Clarke tries to explain what it is that he loved so much about motorcycling. “You have open air, you can smell and see more, there’s the sound of the engine,” he says. “When you’re driving along, you’re in your own head. There’s a peacefulness. The pipes are going off but it is peaceful, not in a lonely way, it’s just lovely.”
For him, there is a complicated “loneliness in not being able to ride a bike” now. “Your world is taken away, there’s an emptiness,” he says. Part of his rehabilitation has been trying to figure out “how to replace that emptiness with something”.
He recently bought a Mercedes SLK convertible and plans to take it to Spain next year. “Just to dip the toe back in,” he says.
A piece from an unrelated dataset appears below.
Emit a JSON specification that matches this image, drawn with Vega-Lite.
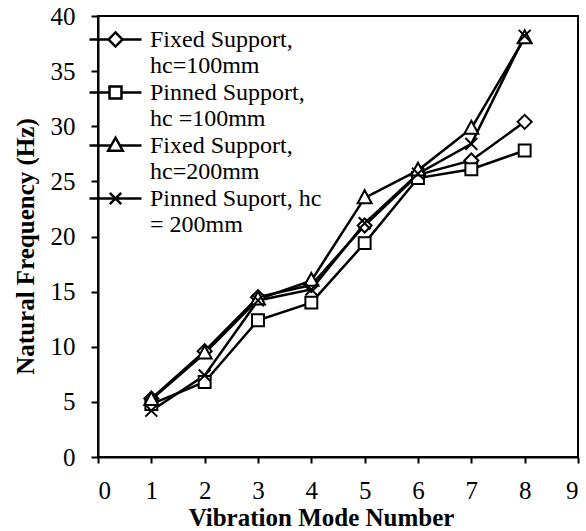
{
  "$schema": "https://vega.github.io/schema/vega-lite/v6.json",
  "width": 480,
  "height": 441,
  "autosize": {"type": "none"},
  "padding": {"left": 98, "top": 16, "right": 8, "bottom": 74},
  "background": "white",
  "config": {
    "view": {"stroke": "black", "strokeWidth": 2},
    "font": "Liberation Serif",
    "axis": {
      "grid": false,
      "domainColor": "black",
      "domainWidth": 2,
      "tickColor": "black",
      "tickWidth": 2,
      "labelColor": "black",
      "labelFont": "Liberation Serif",
      "labelFontSize": 25,
      "titleFont": "Liberation Serif",
      "titleFontSize": 25,
      "titleFontWeight": "bold",
      "titleColor": "black"
    }
  },
  "data": {
    "values": [
      {"mode": 1, "freq": 5.3, "series": "F100"},
      {"mode": 2, "freq": 9.6, "series": "F100"},
      {"mode": 3, "freq": 14.5, "series": "F100"},
      {"mode": 4, "freq": 15.6, "series": "F100"},
      {"mode": 5, "freq": 21.0, "series": "F100"},
      {"mode": 6, "freq": 25.6, "series": "F100"},
      {"mode": 7, "freq": 26.9, "series": "F100"},
      {"mode": 8, "freq": 30.4, "series": "F100"},
      {"mode": 1, "freq": 4.8, "series": "P100"},
      {"mode": 2, "freq": 6.8, "series": "P100"},
      {"mode": 3, "freq": 12.4, "series": "P100"},
      {"mode": 4, "freq": 14.0, "series": "P100"},
      {"mode": 5, "freq": 19.4, "series": "P100"},
      {"mode": 6, "freq": 25.3, "series": "P100"},
      {"mode": 7, "freq": 26.1, "series": "P100"},
      {"mode": 8, "freq": 27.8, "series": "P100"},
      {"mode": 1, "freq": 5.2, "series": "F200"},
      {"mode": 2, "freq": 9.4, "series": "F200"},
      {"mode": 3, "freq": 14.3, "series": "F200"},
      {"mode": 4, "freq": 16.0, "series": "F200"},
      {"mode": 5, "freq": 23.5, "series": "F200"},
      {"mode": 6, "freq": 26.0, "series": "F200"},
      {"mode": 7, "freq": 29.8, "series": "F200"},
      {"mode": 8, "freq": 38.0, "series": "F200"},
      {"mode": 1, "freq": 4.2, "series": "P200"},
      {"mode": 2, "freq": 7.4, "series": "P200"},
      {"mode": 3, "freq": 14.2, "series": "P200"},
      {"mode": 4, "freq": 15.2, "series": "P200"},
      {"mode": 5, "freq": 21.2, "series": "P200"},
      {"mode": 6, "freq": 25.7, "series": "P200"},
      {"mode": 7, "freq": 28.4, "series": "P200"},
      {"mode": 8, "freq": 38.2, "series": "P200"}
    ]
  },
  "encoding": {
    "x": {
      "field": "mode", "type": "quantitative",
      "scale": {"domain": [0, 9], "nice": false},
      "axis": {"values": [0,1,2,3,4,5,6,7,8,9], "tickSize": 6, "labelPadding": 15, "title": "Vibration Mode Number", "titlePadding": 2, "titleX": 223}
    },
    "y": {
      "field": "freq", "type": "quantitative",
      "scale": {"domain": [0, 40], "nice": false},
      "axis": {"values": [0,5,10,15,20,25,30,35,40], "tickSize": 7, "labelPadding": 16, "title": "Natural Frequency (Hz)", "titlePadding": 12, "titleY": 230}
    }
  },
  "resolve": {"scale": {"shape": "independent"}, "legend": {"shape": "independent"}},
  "layer": [
    {
      "mark": {"type": "line", "stroke": "black", "strokeWidth": 2.5},
      "encoding": {"detail": {"field": "series"}}
    },
    {
      "mark": {"type": "point", "filled": true, "fill": "white", "stroke": "black", "strokeWidth": 2, "opacity": 1, "size": 196},
      "encoding": {
        "shape": {
          "field": "series", "type": "nominal",
          "scale": {
            "domain": ["F100", "P100", "F200", "P200"],
            "range": [
              "M0,-1L1,0L0,1L-1,0Z",
              "M-0.85,-0.85H0.85V0.85H-0.85Z",
              "M0,-1.1L1,0.75H-1Z",
              "M-0.85,-0.85L0.85,0.85M-0.85,0.85L0.85,-0.85"
            ]
          },
          "legend": null
        }
      }
    },
    {
      "transform": [{"filter": "datum.mode < 0"}],
      "mark": {"type": "point", "filled": false, "color": "black", "strokeWidth": 2.5, "opacity": 1},
      "encoding": {
        "shape": {
          "field": "series", "type": "nominal",
          "scale": {
            "domain": ["F100", "P100", "F200", "P200"],
            "range": [
              "M-2,0H-0.54M0.54,0H2M0,-0.54L0.54,0L0,0.54L-0.54,0Z",
              "M-2,0H-0.46M0.46,0H2M-0.46,-0.46H0.46V0.46H-0.46Z",
              "M-2,0H-0.34M0.34,0H2M0,-0.6L0.56,0.4H-0.56Z",
              "M-2,0H2M-0.44,-0.44L0.44,0.44M-0.44,0.44L0.44,-0.44"
            ]
          },
          "legend": {
            "title": null,
            "orient": "none",
            "legendX": 3,
            "legendY": 9,
            "padding": 0,
            "rowPadding": -1,
            "symbolSize": 676,
            "symbolStrokeWidth": 2.5,
            "symbolStrokeColor": "black",
            "symbolFillColor": "white",
            "symbolOpacity": 1,
            "labelFont": "Liberation Serif",
            "labelFontSize": 24,
            "labelColor": "black",
            "labelOffset": 20,
            "labelLimit": 300,
            "labelExpr": "datum.value === 'F100' ? ['Fixed Support,', 'hc=100mm'] : datum.value === 'P100' ? ['Pinned Support,', 'hc =100mm'] : datum.value === 'F200' ? ['Fixed Support,', 'hc=200mm'] : ['Pinned Suport, hc', '= 200mm']",
            "encode": {
              "labels": {
                "lineHeight": {"value": 26},
                "baseline": {"value": "middle"}
              }
            }
          }
        }
      }
    }
  ]
}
He pauses before adding: “And sure, doesn’t everybody like having something to look forward to?”
There seems to be a delicate balance to strike in both grieving lost futures and reimagining new ones in the aftermath of a serious road crash. Patients may be constantly haunted by what could have been while having to work out what can and will be, all the while constantly encountering new and unexpected ways in which every aspect of their lives has become unfamiliar.
For O’Brien, this challenge is epitomised by his home. He is desperate to get back but also aware that it will be different. “But I’m just dreaming of sitting in the kitchen with my family and my dog, being in my own house, eating my own home-cooked food,” he explains. He is reassured by the thought that some things will remain untouchably the same. “A rare roast beef, Yorkshire pudding, can’t get better than that,” he says. “Definitely two types of potatoes. Definitely roasties and ...” he pauses, “it has to be mashed potato.”
His wife Ruth is similarly hopeful about his return home, but equally aware that it will herald the next phase of his rehabilitation and, in turn, a series of new challenges. “I think at the moment we are very much in a cocoon because he’s being so well taken care of,” she says. “So much hasn’t really happened yet, everything is still so new, so it will only be when he gets home properly that we’ll begin to know what’s ahead.”
For loved ones, the aftermath of a serious accident is unwieldy and challenging in its own distinct way. A counsellor made this clear to Ruth when she told her to imagine waiting at Heuston for the train to Westport with her husband. “You are both headed the same direction but you’re not on the same trains and you won’t be for approximately two years,” she was told.
“You will see each other, you will wave at each other and you may even meet on one or two of the platforms along the way, but you’re on completely different train tracks,” Ruth remembers the counsellor telling her. “I had thought that I was standing beside Myles, I was getting him on the train, looking after him, but when she said that to me, it just made sense, I just understood it.”
In the midst of all of this, however, Ruth says that they both find reason to be “very grateful that our story could be a lot worse”. For O’Brien, it is not difficult to do so when he is surrounded by so many patients at different stages of recovery at the NRH. “How lucky I am to have full use of my arms, full use of my brain,” he says.
Clarke is similarly eager to focus on the positive. He uses the word “luck” when describing his crash – a paramedic and a nurse both happened to be walking by when it happened and an air ambulance was in the area. He was also “lucky”, he says, that he had just bought new rider trousers that were able to “take some of the impact”. He uses “luck” again to denote the unlikelihood of recovery from his traumatic brain injury and also the fact that the medical team managed to save his arm in surgery when he was first brought in (his wife was initially told that he was going to lose it). And finally, he has been lucky, he says, to be “so stubborn” – he believes it has bolstered his recovery.
There is nothing contrived about this search for silver linings. People such as Clarke, O’Brien and his wife Ruth have a profoundly changed sense of what luck, chance and “what if” can mean. I think about this as I leave the NRH and join the stop-and-start dance of rush-hour traffic. I pick up a friend of mine on the way back into the city. We are late for a concert.